■ Instructions for the task: Leave out every picture, and retype exactly the lines from the line with "Write the Altair code for this chart." through the line with "import pandas as pd", both ends included.

■ Data provided:
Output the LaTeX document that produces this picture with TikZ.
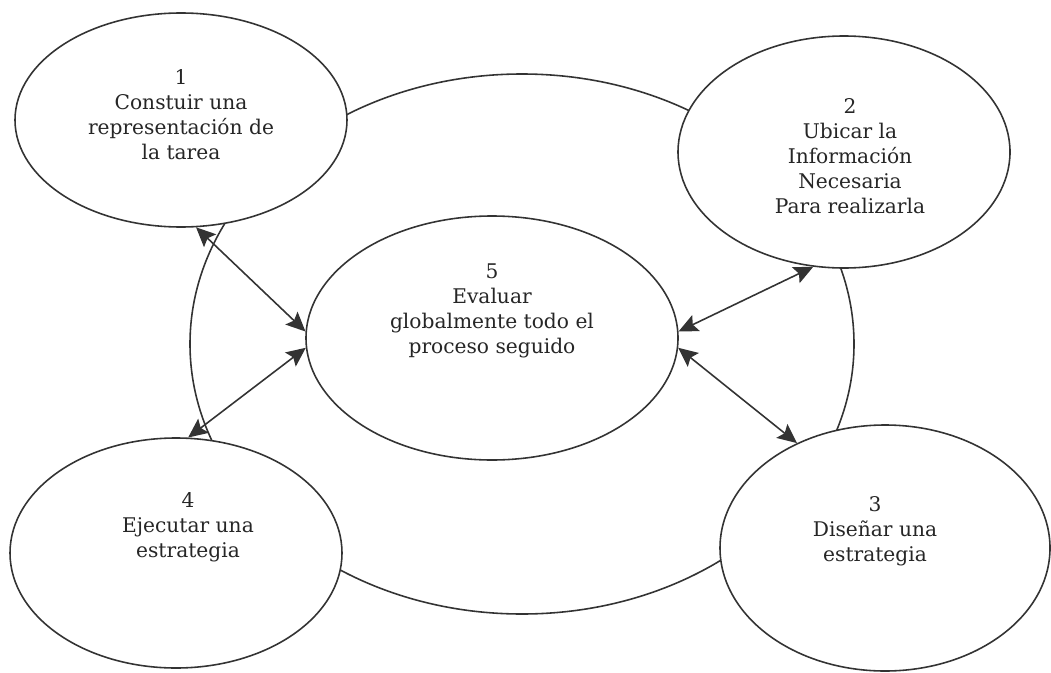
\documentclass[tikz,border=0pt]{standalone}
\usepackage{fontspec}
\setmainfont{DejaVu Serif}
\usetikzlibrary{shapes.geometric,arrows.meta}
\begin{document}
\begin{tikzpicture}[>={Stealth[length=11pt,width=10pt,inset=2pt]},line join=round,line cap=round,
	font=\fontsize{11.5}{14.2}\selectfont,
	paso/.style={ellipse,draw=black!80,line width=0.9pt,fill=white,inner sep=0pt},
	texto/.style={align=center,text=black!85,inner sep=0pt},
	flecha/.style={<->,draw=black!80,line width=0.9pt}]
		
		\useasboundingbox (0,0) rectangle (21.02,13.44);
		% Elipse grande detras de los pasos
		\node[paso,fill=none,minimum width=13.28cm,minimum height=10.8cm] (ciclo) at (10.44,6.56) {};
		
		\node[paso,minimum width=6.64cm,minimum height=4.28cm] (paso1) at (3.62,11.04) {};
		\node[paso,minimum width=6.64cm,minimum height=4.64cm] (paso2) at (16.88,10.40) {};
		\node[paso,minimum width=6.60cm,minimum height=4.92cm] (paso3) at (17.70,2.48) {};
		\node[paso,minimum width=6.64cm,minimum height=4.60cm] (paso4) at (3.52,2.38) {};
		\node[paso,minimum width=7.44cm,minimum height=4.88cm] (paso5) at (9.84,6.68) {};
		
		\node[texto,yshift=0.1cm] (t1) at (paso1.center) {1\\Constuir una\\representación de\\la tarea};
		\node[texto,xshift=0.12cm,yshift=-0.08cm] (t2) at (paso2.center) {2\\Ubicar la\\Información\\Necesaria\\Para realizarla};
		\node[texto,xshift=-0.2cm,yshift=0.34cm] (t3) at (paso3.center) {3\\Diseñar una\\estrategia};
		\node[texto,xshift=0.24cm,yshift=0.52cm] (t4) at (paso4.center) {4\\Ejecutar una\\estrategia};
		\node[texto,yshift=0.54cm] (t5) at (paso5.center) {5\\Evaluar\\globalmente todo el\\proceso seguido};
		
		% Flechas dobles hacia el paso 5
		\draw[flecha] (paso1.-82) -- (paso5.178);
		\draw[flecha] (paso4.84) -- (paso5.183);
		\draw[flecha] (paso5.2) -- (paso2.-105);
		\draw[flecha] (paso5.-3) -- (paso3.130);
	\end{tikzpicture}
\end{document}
--
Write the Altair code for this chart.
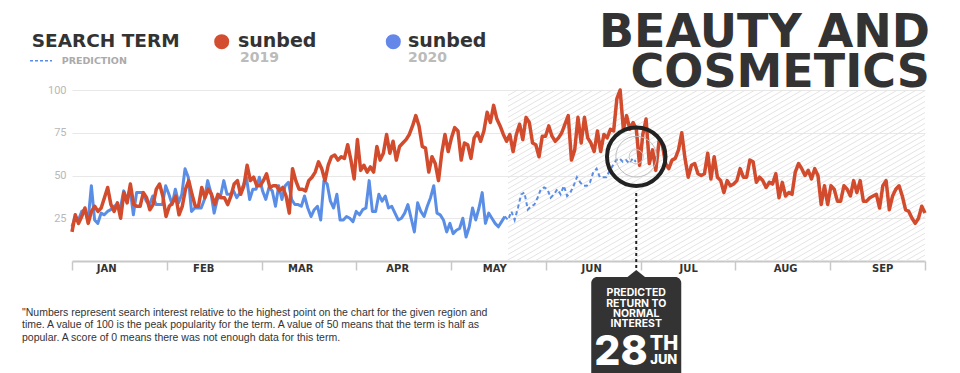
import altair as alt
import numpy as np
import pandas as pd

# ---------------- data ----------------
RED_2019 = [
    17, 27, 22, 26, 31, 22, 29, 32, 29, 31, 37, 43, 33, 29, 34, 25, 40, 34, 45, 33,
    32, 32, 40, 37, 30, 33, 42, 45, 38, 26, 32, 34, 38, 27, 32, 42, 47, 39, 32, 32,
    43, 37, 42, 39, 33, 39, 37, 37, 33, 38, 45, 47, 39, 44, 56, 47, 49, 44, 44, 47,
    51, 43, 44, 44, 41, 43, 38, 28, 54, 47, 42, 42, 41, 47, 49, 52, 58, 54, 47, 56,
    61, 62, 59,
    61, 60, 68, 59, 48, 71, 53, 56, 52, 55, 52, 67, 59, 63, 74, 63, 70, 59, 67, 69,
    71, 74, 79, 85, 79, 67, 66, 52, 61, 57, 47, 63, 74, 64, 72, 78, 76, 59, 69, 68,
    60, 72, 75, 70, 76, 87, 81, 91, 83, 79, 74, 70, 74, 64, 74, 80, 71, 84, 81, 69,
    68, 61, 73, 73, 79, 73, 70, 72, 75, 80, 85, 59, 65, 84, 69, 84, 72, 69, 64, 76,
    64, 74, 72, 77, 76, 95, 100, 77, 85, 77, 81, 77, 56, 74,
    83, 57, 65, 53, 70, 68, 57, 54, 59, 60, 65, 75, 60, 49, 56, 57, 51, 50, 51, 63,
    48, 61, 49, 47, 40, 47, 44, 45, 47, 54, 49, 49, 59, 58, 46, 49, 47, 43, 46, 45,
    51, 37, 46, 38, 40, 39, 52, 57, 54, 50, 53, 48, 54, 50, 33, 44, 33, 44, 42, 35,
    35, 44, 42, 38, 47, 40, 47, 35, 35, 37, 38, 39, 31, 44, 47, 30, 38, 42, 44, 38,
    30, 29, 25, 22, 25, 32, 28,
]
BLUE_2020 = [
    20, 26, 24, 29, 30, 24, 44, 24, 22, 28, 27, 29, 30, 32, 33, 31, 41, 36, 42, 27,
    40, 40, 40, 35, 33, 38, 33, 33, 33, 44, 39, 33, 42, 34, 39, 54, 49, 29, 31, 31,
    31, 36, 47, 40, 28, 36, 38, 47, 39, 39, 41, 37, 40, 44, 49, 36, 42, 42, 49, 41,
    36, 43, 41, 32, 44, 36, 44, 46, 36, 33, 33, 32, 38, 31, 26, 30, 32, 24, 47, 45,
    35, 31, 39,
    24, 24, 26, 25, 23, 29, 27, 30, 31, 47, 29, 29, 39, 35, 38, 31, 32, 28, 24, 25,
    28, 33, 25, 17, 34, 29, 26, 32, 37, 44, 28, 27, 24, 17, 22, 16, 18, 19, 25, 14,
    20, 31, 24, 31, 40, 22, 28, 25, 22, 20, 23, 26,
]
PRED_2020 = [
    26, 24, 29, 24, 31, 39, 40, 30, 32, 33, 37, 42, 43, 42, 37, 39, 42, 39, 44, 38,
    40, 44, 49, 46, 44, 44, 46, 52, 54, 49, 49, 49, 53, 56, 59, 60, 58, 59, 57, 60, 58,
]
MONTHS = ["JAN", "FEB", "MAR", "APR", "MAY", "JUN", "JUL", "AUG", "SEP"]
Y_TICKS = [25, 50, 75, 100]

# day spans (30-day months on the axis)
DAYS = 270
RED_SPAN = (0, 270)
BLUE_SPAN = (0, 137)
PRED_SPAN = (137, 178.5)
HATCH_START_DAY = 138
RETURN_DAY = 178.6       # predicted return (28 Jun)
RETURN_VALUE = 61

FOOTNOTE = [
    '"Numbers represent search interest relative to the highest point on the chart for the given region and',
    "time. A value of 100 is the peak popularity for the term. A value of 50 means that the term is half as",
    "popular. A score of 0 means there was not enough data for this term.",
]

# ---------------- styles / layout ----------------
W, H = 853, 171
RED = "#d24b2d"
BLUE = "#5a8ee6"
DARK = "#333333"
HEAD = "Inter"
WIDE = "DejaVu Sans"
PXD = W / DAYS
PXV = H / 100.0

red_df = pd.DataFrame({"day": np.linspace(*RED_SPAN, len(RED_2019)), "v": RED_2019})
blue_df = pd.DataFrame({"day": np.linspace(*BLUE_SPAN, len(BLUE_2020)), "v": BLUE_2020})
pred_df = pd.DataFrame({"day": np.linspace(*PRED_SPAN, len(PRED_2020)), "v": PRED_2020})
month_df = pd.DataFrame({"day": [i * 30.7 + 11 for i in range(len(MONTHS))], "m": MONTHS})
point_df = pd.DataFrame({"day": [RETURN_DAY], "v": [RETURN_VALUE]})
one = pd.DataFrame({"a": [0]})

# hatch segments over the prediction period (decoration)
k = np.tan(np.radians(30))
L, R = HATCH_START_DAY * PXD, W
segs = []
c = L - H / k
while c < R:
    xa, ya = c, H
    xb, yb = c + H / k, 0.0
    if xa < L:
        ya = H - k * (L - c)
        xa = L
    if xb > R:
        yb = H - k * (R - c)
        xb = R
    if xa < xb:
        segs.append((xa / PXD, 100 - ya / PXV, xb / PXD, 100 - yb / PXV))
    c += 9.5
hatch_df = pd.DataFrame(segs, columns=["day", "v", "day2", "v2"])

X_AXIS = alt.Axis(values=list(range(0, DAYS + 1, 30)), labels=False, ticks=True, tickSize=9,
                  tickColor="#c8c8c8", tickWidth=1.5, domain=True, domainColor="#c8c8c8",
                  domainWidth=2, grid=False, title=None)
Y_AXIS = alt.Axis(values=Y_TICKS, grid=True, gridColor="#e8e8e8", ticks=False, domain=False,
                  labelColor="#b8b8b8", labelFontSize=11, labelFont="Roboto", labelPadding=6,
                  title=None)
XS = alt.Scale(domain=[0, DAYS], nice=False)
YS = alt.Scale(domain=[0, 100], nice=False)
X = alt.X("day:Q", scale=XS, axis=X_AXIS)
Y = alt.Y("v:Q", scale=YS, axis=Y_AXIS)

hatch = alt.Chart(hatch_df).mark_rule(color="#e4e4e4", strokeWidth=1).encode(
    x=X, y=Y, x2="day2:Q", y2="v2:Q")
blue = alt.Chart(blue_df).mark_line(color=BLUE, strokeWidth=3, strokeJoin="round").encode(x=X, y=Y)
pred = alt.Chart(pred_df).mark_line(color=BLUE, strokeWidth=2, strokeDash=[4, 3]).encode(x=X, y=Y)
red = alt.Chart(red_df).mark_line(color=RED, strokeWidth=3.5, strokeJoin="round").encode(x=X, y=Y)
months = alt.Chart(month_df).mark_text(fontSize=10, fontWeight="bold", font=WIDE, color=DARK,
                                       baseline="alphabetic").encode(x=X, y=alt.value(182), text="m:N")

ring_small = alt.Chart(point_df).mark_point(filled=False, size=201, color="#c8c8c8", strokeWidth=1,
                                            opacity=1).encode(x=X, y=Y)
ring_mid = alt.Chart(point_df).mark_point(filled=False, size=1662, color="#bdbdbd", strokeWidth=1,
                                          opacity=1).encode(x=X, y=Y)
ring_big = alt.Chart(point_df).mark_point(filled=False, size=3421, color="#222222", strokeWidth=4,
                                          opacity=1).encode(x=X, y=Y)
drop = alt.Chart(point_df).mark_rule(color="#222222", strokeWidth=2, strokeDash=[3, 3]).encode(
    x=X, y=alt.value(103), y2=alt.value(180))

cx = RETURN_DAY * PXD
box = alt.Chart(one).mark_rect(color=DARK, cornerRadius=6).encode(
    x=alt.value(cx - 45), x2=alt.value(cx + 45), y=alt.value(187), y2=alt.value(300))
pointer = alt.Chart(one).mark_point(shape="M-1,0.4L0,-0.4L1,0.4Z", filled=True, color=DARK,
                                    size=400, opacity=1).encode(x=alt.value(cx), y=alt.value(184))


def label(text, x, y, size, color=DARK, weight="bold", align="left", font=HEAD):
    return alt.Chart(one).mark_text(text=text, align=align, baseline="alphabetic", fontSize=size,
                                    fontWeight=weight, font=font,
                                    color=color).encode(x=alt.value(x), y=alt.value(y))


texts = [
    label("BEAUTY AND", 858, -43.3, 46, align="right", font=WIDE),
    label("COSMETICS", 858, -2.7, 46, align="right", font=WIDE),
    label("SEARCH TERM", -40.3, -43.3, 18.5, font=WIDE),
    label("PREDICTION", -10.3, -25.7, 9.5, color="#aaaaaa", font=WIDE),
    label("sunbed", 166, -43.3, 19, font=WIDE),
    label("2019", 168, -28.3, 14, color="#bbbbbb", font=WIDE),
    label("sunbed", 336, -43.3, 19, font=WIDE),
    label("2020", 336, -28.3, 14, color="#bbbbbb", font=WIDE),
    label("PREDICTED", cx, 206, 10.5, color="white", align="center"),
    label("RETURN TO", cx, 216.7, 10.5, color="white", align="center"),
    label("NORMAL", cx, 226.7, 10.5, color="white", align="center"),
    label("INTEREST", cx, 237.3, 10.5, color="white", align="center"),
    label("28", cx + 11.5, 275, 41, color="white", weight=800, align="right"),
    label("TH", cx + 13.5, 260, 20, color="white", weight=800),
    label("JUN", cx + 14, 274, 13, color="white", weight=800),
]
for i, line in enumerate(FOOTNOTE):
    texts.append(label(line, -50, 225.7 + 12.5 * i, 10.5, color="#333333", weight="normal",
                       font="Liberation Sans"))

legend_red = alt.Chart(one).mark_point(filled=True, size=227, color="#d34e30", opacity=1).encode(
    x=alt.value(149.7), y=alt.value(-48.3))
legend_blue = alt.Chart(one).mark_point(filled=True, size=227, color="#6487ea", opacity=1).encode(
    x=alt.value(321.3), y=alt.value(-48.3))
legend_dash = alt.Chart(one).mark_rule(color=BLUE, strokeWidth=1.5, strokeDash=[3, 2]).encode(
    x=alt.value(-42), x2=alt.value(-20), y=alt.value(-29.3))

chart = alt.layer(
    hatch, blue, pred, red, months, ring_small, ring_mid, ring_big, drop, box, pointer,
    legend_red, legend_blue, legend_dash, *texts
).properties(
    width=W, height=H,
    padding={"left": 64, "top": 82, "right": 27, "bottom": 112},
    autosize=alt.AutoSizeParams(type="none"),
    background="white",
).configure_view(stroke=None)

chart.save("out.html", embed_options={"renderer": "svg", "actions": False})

■ The answer:
Write the Altair code for this chart.
import altair as alt
import numpy as np
import pandas as pd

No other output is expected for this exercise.